> **Supplied information**:
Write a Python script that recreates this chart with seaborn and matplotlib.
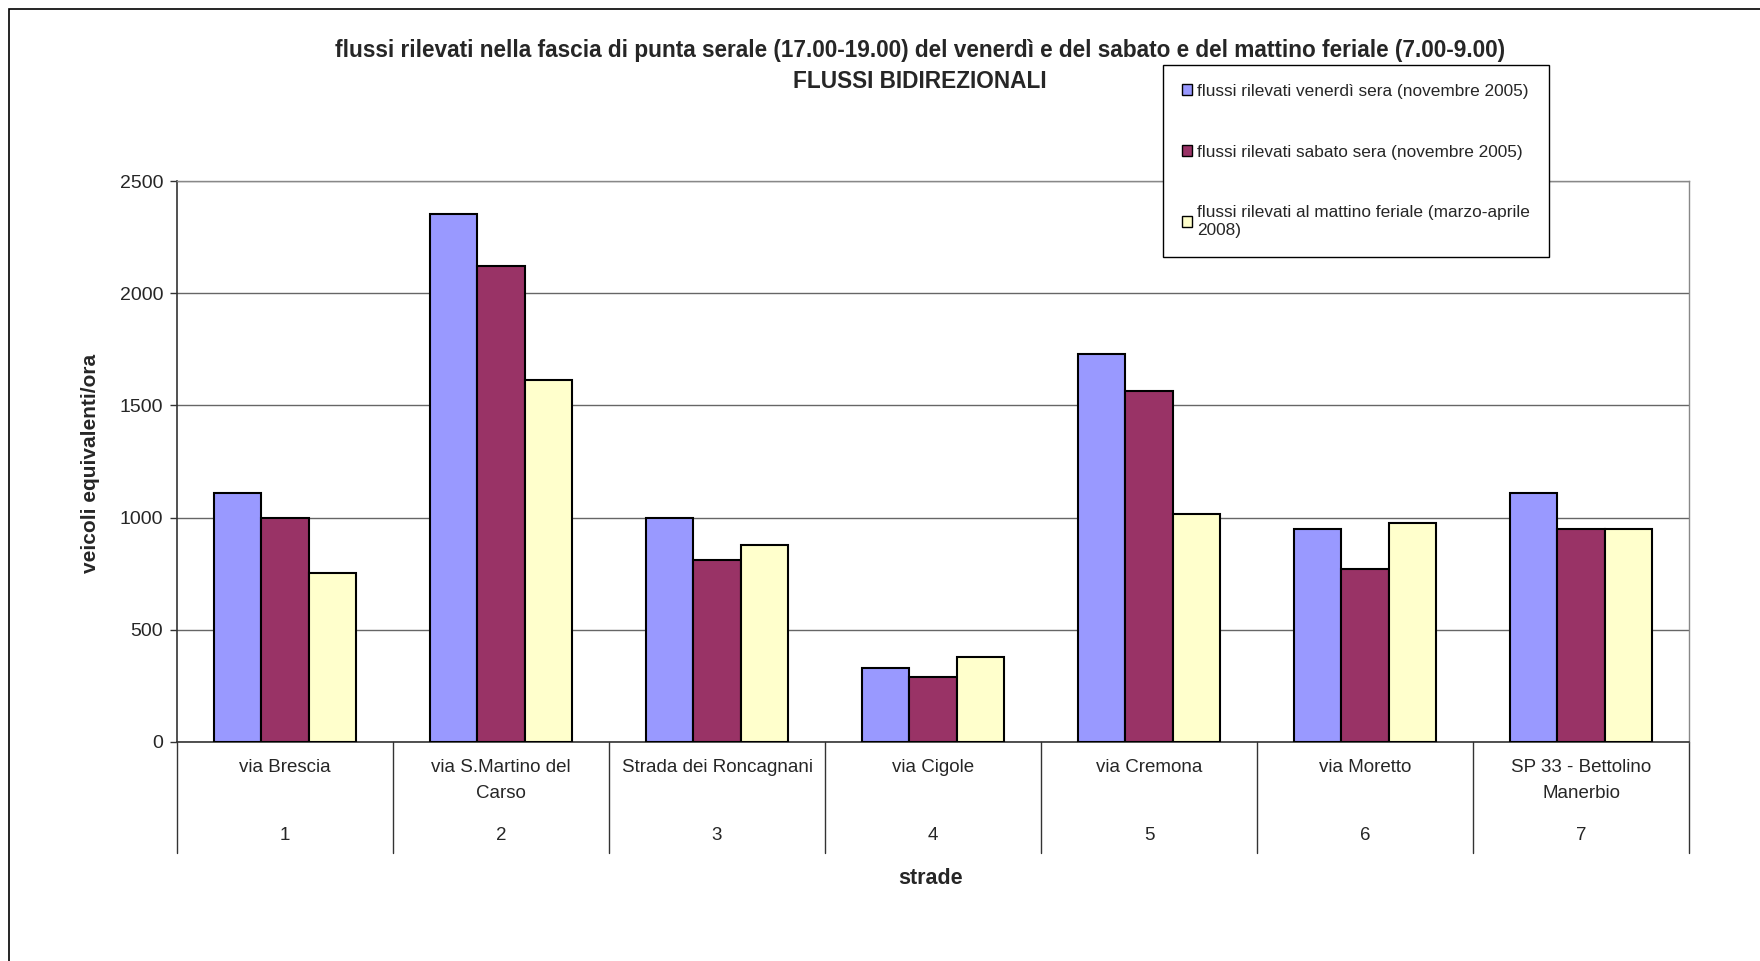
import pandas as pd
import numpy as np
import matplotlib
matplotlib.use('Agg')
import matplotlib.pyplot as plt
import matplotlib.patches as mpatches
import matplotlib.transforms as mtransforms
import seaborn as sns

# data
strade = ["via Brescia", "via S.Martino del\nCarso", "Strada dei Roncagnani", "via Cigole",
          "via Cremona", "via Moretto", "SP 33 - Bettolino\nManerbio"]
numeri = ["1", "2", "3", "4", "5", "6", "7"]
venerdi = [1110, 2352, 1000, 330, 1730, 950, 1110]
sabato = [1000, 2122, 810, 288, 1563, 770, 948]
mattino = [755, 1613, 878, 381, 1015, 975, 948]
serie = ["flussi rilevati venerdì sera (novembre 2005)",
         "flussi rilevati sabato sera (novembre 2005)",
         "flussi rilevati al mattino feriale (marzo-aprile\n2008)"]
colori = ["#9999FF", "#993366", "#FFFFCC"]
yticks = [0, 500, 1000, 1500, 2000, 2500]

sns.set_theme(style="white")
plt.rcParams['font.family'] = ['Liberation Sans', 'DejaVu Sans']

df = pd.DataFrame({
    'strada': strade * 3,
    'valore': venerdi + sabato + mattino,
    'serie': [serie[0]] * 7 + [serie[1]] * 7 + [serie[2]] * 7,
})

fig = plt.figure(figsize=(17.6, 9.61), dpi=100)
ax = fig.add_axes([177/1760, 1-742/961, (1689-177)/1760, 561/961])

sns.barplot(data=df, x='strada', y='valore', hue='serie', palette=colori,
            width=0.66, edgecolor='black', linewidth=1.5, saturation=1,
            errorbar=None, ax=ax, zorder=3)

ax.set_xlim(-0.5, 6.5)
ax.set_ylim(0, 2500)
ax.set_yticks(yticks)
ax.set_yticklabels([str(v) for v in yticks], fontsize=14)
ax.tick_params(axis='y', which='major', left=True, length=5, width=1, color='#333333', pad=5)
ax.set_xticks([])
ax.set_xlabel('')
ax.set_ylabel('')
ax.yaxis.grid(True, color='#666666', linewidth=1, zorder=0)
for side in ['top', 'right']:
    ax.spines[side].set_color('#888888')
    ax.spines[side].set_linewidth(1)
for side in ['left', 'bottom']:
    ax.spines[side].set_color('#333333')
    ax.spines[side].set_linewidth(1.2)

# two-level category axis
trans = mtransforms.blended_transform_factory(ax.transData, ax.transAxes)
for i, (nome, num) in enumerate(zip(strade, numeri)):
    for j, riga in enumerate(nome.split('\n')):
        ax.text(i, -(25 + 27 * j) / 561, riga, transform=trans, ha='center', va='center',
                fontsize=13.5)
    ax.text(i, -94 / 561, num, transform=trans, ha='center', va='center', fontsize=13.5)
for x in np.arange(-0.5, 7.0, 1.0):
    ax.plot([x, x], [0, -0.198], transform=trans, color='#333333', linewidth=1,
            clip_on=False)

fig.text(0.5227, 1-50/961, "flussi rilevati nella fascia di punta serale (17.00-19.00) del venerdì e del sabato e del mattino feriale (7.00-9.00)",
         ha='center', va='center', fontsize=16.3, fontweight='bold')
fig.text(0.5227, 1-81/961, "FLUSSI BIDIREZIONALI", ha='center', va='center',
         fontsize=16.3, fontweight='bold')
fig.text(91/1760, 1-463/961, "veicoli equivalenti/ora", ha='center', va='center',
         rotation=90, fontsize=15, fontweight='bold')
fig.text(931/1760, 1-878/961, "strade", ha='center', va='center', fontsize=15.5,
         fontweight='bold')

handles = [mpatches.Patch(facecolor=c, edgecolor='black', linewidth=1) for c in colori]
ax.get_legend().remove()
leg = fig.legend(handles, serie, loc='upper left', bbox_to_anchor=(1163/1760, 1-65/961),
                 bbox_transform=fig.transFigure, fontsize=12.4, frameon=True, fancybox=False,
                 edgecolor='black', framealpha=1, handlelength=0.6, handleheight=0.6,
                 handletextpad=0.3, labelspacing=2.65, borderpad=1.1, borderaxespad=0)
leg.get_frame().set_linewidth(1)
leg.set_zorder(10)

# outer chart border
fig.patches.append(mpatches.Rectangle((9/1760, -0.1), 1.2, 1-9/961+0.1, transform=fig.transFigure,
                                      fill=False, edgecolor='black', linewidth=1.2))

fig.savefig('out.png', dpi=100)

> **The problem**: Write out exactly the opening lines of the data, stopping after the line that holds "1-742/961, (1689-177)/1760, 561/961])". Exclude pictures.

> **Reply**:
Write a Python script that recreates this chart with seaborn and matplotlib.
import pandas as pd
import numpy as np
import matplotlib
matplotlib.use('Agg')
import matplotlib.pyplot as plt
import matplotlib.patches as mpatches
import matplotlib.transforms as mtransforms
import seaborn as sns

# data
strade = ["via Brescia", "via S.Martino del\nCarso", "Strada dei Roncagnani", "via Cigole",
          "via Cremona", "via Moretto", "SP 33 - Bettolino\nManerbio"]
numeri = ["1", "2", "3", "4", "5", "6", "7"]
venerdi = [1110, 2352, 1000, 330, 1730, 950, 1110]
sabato = [1000, 2122, 810, 288, 1563, 770, 948]
mattino = [755, 1613, 878, 381, 1015, 975, 948]
serie = ["flussi rilevati venerdì sera (novembre 2005)",
         "flussi rilevati sabato sera (novembre 2005)",
         "flussi rilevati al mattino feriale (marzo-aprile\n2008)"]
colori = ["#9999FF", "#993366", "#FFFFCC"]
yticks = [0, 500, 1000, 1500, 2000, 2500]

sns.set_theme(style="white")
plt.rcParams['font.family'] = ['Liberation Sans', 'DejaVu Sans']

df = pd.DataFrame({
    'strada': strade * 3,
    'valore': venerdi + sabato + mattino,
    'serie': [serie[0]] * 7 + [serie[1]] * 7 + [serie[2]] * 7,
})

fig = plt.figure(figsize=(17.6, 9.61), dpi=100)
ax = fig.add_axes([177/1760, 1-742/961, (1689-177)/1760, 561/961])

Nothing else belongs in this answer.